### Objective
Extract each line from the entries below that has the string "this" in it.
=======
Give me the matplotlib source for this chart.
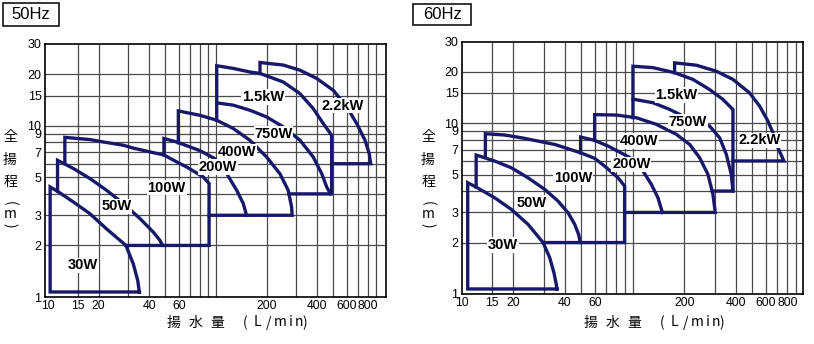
import matplotlib
matplotlib.use('Agg')
import matplotlib.pyplot as plt
from matplotlib.patches import Rectangle
from matplotlib.ticker import NullLocator

plt.rcParams['font.family'] = ['Liberation Sans', 'Noto Sans CJK JP', 'DejaVu Sans']

#%%
# pump range outlines, flow (L/min) vs total head (m)
#----------#
# 50Hz
q50_30w = [35.0, 10.3, 10.3, 11.4, 14.2, 17.8, 22.3, 29.1, 32.2, 34.2, 35.0]
h50_30w = [1.07, 1.07, 4.39, 4.14, 3.58, 3.06, 2.50, 2.0, 1.56, 1.25, 1.07]
q50_50w = [11.4, 11.4, 14.2, 17.8, 22.3, 28.1, 35.3, 42.4, 46.4, 48.2, 29.1]
h50_50w = [4.14, 6.28, 5.62, 4.91, 4.20, 3.51, 2.87, 2.39, 2.14, 2.0, 2.0]
q50_100w = [12.6, 12.6, 17.8, 20.4, 28.1, 32.2, 40.5, 49.0, 55.7, 66.9, 84.0, 91.0, 91.0, 48.2]
h50_100w = [6.1, 8.55, 8.30, 8.10, 7.69, 7.40, 7.03, 6.75, 6.30, 5.74, 5.02, 4.60, 2.0, 2.0]
q50_200w = [49.0, 49.0, 58.3, 80.3, 101, 115.8, 132.8, 145.4, 152]
h50_200w = [6.75, 8.42, 8.04, 7.15, 6.34, 5.25, 4.20, 3.51, 3.0]
q50_400w = [59.7, 59.7, 80.3, 101, 126.8, 159, 200, 240, 269, 282, 284, 91.0]
h50_400w = [7.95, 12.2, 11.5, 10.77, 9.63, 8.23, 6.57, 5.25, 4.20, 3.35, 3.0, 3.0]
q50_750w = [101, 126.8, 159, 200, 251.6, 316, 379, 426, 456, 480]
h50_750w = [13.6, 13.18, 12.32, 11.26, 9.84, 8.23, 6.57, 5.25, 4.39, 4.0]
q50_1500w = [101, 101, 126.8, 159, 182.8, 251.6, 316, 379, 435, 488, 488, 272]
h50_1500w = [10.77, 22.4, 21.6, 20.6, 20.2, 18.0, 15.4, 12.6, 10.3, 8.8, 4.0, 4.0]
q50_2200w = [182.8, 182.8, 251.6, 316, 397, 499, 600, 688, 771, 817, 833, 488]
h50_2200w = [20.2, 23.4, 22.6, 21.1, 18.9, 16.1, 12.9, 10.3, 8.23, 6.88, 6.0, 6.0]

# 60Hz
q60_30w = [35.9, 10.8, 10.8, 12.1, 15.5, 19.4, 24.3, 29.8, 32.6, 34.5, 35.6, 35.9]
h60_30w = [1.07, 1.07, 4.48, 4.22, 3.66, 3.13, 2.56, 2.0, 1.63, 1.33, 1.14, 1.07]
q60_50w = [12.1, 12.1, 15.5, 19.4, 24.3, 30.4, 36.4, 41.7, 45.6, 48.1, 49.2, 29.8]
h60_50w = [4.22, 6.5, 6.0, 5.48, 4.79, 4.10, 3.50, 2.99, 2.56, 2.23, 2.0, 2.0]
q60_100w = [13.7, 13.7, 17.8, 22.3, 34.8, 49.4, 59.7, 68.3, 81.7, 89.4, 89.4, 49.2]
h60_100w = [6.3, 8.66, 8.51, 8.20, 7.50, 6.70, 6.22, 5.60, 4.79, 4.28, 2.0, 2.0]
q60_200w = [49.4, 49.4, 59.7, 71.4, 95.6, 114.4, 128.1, 140, 148.6]
h60_200w = [6.70, 8.28, 7.92, 7.34, 6.3, 5.24, 4.38, 3.66, 3.0]
q60_400w = [59.7, 59.7, 80, 104.7, 137, 179.4, 214.5, 245.5, 274.6, 293.7, 303, 89.4]
h60_400w = [7.92, 11.2, 11.14, 10.74, 9.83, 8.59, 7.50, 6.27, 5.01, 3.83, 3.0, 3.0]
q60_750w = [100, 130.9, 163.9, 205.3, 280.9, 321.4, 351.7, 376, 384.6]
h60_750w = [13.8, 13.15, 12.02, 10.74, 9.60, 8.20, 6.56, 5.01, 4.0]
q60_1500w = [100, 100, 130.9, 175.3, 224.4, 280.9, 336, 384.6, 384.6, 291]
h60_1500w = [10.75, 21.5, 21.1, 19.7, 18.0, 15.7, 13.75, 12.0, 4.0, 4.0]
q60_2200w = [175.3, 175.3, 234.9, 307.5, 384.6, 481.5, 550.7, 615.8, 658.8, 704.7, 764, 384.6]
h60_2200w = [19.7, 22.5, 21.8, 20.1, 18.0, 15.0, 12.57, 10.27, 8.78, 7.17, 6.0, 6.0]

models = ['30W', '50W', '100W', '200W', '400W', '750W', '1.5kW', '2.2kW']
label_q50 = [16.1, 25.6, 50.9, 103, 133, 220, 191, 571]
label_h50 = [1.53, 3.38, 4.35, 5.74, 7.03, 9.0, 14.7, 13.1]
label_q60 = [17.4, 25.5, 44.6, 97.8, 109.2, 209, 179.4, 550]
label_h60 = [1.93, 3.42, 4.79, 5.74, 7.86, 10.2, 14.6, 7.93]

x_ticks = [10, 15, 20, 40, 60, 200, 400, 600, 800]
y_ticks = [1, 2, 3, 5, 7, 9, 10, 15, 20, 30]
grid_q = [15, 20, 30, 40, 50, 60, 70, 80, 90, 100, 200, 300, 400, 500, 600, 700, 800, 900]
grid_h = [2, 3, 4, 5, 6, 7, 8, 9, 10, 15, 20]

#%%
W, H = 814, 344
line_c = '#18186a'

def px(x, y, w=0, h=0):
    return [x / W, 1 - (y + h) / H, w / W, h / H]

fig = plt.figure(figsize=(W / 100, H / 100), dpi=100)
ax1 = fig.add_axes(px(45, 44, 341, 253))
ax2 = fig.add_axes(px(462, 41.5, 341, 252.5))

panels = [
    (ax1, (9.6, 1028),
     [(q50_30w, h50_30w), (q50_50w, h50_50w), (q50_100w, h50_100w), (q50_200w, h50_200w),
      (q50_400w, h50_400w), (q50_750w, h50_750w), (q50_1500w, h50_1500w), (q50_2200w, h50_2200w)],
     label_q50, label_h50),
    (ax2, (10, 988),
     [(q60_30w, h60_30w), (q60_50w, h60_50w), (q60_100w, h60_100w), (q60_200w, h60_200w),
      (q60_400w, h60_400w), (q60_750w, h60_750w), (q60_1500w, h60_1500w), (q60_2200w, h60_2200w)],
     label_q60, label_h60),
]

for ax, xlim, outlines, lq, lh in panels:
    ax.set_xscale('log')
    ax.set_yscale('log')
    ax.set_xlim(*xlim)
    ax.set_ylim(1, 30)
    for g in grid_q:
        ax.axvline(g, color='#4a4a4a', lw=0.9, zorder=1)
    for g in grid_h:
        ax.axhline(g, color='#4a4a4a', lw=0.9, zorder=1)
    for q, h in outlines:
        ax.plot(q, h, color=line_c, lw=2.4, solid_joinstyle='miter', zorder=3)
    for name, x, y in zip(models, lq, lh):
        ax.text(x, y, name, ha='center', va='center', fontsize=10.5, fontweight='bold',
                zorder=4, bbox=dict(facecolor='white', edgecolor='none', pad=0.5))
    ax.set_xticks(x_ticks)
    ax.set_xticklabels([str(t) for t in x_ticks])
    ax.set_yticks(y_ticks)
    ax.set_yticklabels([str(t) for t in y_ticks])
    ax.xaxis.set_minor_locator(NullLocator())
    ax.yaxis.set_minor_locator(NullLocator())
    ax.tick_params(length=0, pad=2.5)
    ax.tick_params(axis='x', labelsize=8.8)
    ax.tick_params(axis='y', labelsize=9)
    for s in ax.spines.values():
        s.set_linewidth(1.2)
        s.set_zorder(5)

# axis titles, set one glyph at a time
x_chars = ['揚', '水', '量', '(', 'L', '/', 'm', 'i', 'n', ')']
x_offs = [128.5, 150.5, 172.5, 200.5, 212.5, 224, 235, 245.5, 254, 260]
y_chars = ['全', '揚', '程', '(', 'm', ')']
y_offs = [137.5, 160, 181.5, 203, 214, 225]
y_rot = [0, 0, 0, -90, 0, -90]
for left, ylab_x in [(45, 10), (462, 428)]:
    for c, o in zip(x_chars, x_offs):
        fig.text((left + o) / W, 1 - 322.5 / H, c, ha='center', va='center', fontsize=10,
                 family=['Noto Sans CJK JP', 'DejaVu Sans'])
    for c, o, r in zip(y_chars, y_offs, y_rot):
        fig.text(ylab_x / W, 1 - o / H, c, ha='center', va='center', fontsize=10,
                 rotation=r, family=['Noto Sans CJK JP', 'DejaVu Sans'])

# frequency tags
for x0, y0, w, h, tag in [(3, 3, 56, 23, '50Hz'), (413, 4, 58, 21, '60Hz')]:
    fig.add_artist(Rectangle((x0 / W, 1 - (y0 + h) / H), w / W, h / H,
                             transform=fig.transFigure, fill=False, lw=1.1, color='black'))
    fig.text((x0 + w / 2) / W, 1 - (y0 + h / 2) / H, tag, ha='center', va='center', fontsize=12)

fig.savefig('out.png', dpi=100, facecolor='white')
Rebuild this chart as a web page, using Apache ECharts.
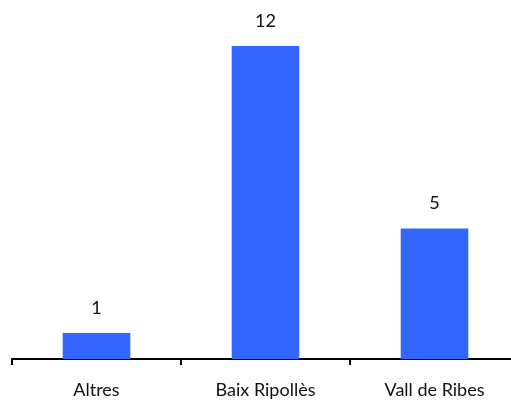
<!DOCTYPE html>
<html>
<head>
<meta charset="utf-8">
<script src="https://cdn.jsdelivr.net/npm/echarts@6/dist/echarts.min.js"></script>
<style>
  html, body { margin: 0; padding: 0; background: #fff; }
  #chart { width: 511px; height: 403px; }
</style>
</head>
<body>
<div id="chart"></div>
<script>
// comarques i valors
const categories = ["Altres", "Baix Ripollès", "Vall de Ribes"];
const values = [1, 12, 5];

const chart = echarts.init(document.getElementById("chart"), null, { renderer: "canvas" });

const option = {
  animation: false,
  grid: { left: 12, width: 507, top: 46, bottom: 44, containLabel: false, outerBoundsMode: "none" },
  xAxis: {
    type: "category",
    data: categories,
    axisLine: { lineStyle: { color: "#000", width: 2 } },
    axisTick: { show: true, length: 6, lineStyle: { color: "#000", width: 2 } },
    axisLabel: { color: "#111", fontSize: 18, margin: 22, fontFamily: "Lato" }
  },
  yAxis: {
    type: "value",
    min: 0,
    max: 12,
    show: false,
    splitLine: { show: false }
  },
  series: [
    {
      type: "bar",
      data: values,
      barWidth: "40%",
      itemStyle: { color: "#3366FF" },
      label: {
        show: true,
        position: "top",
        distance: 16,
        color: "#111",
        fontSize: 18,
        fontFamily: "Lato"
      }
    }
  ]
};

chart.setOption(option);
</script>
</body>
</html>
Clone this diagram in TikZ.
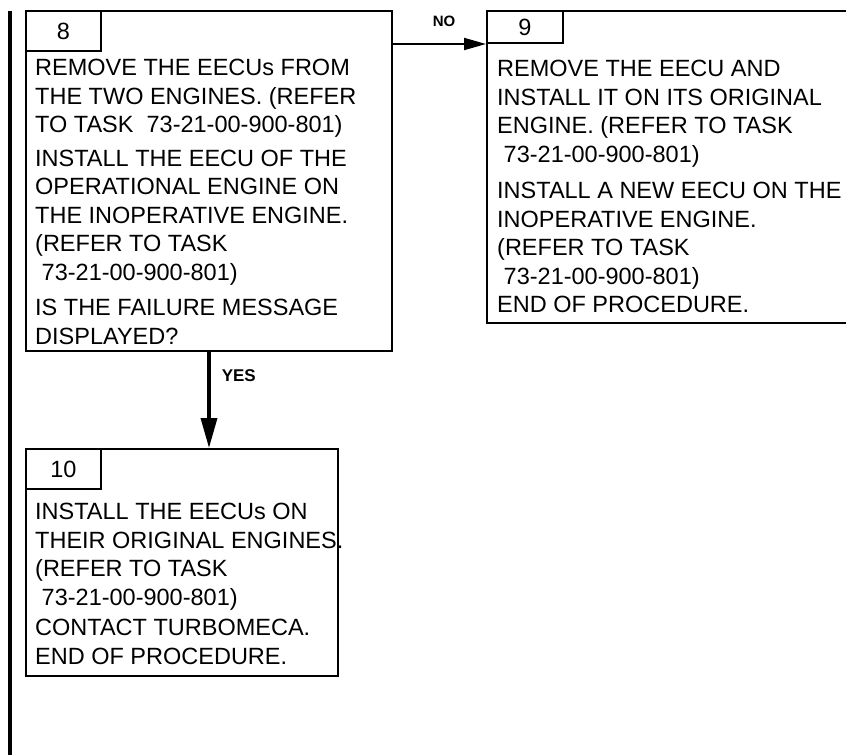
=======
### Exercise output
Give me the matplotlib source for this chart.
Rebuild this chart as a web page, using Apache ECharts.
Clone this diagram in TikZ.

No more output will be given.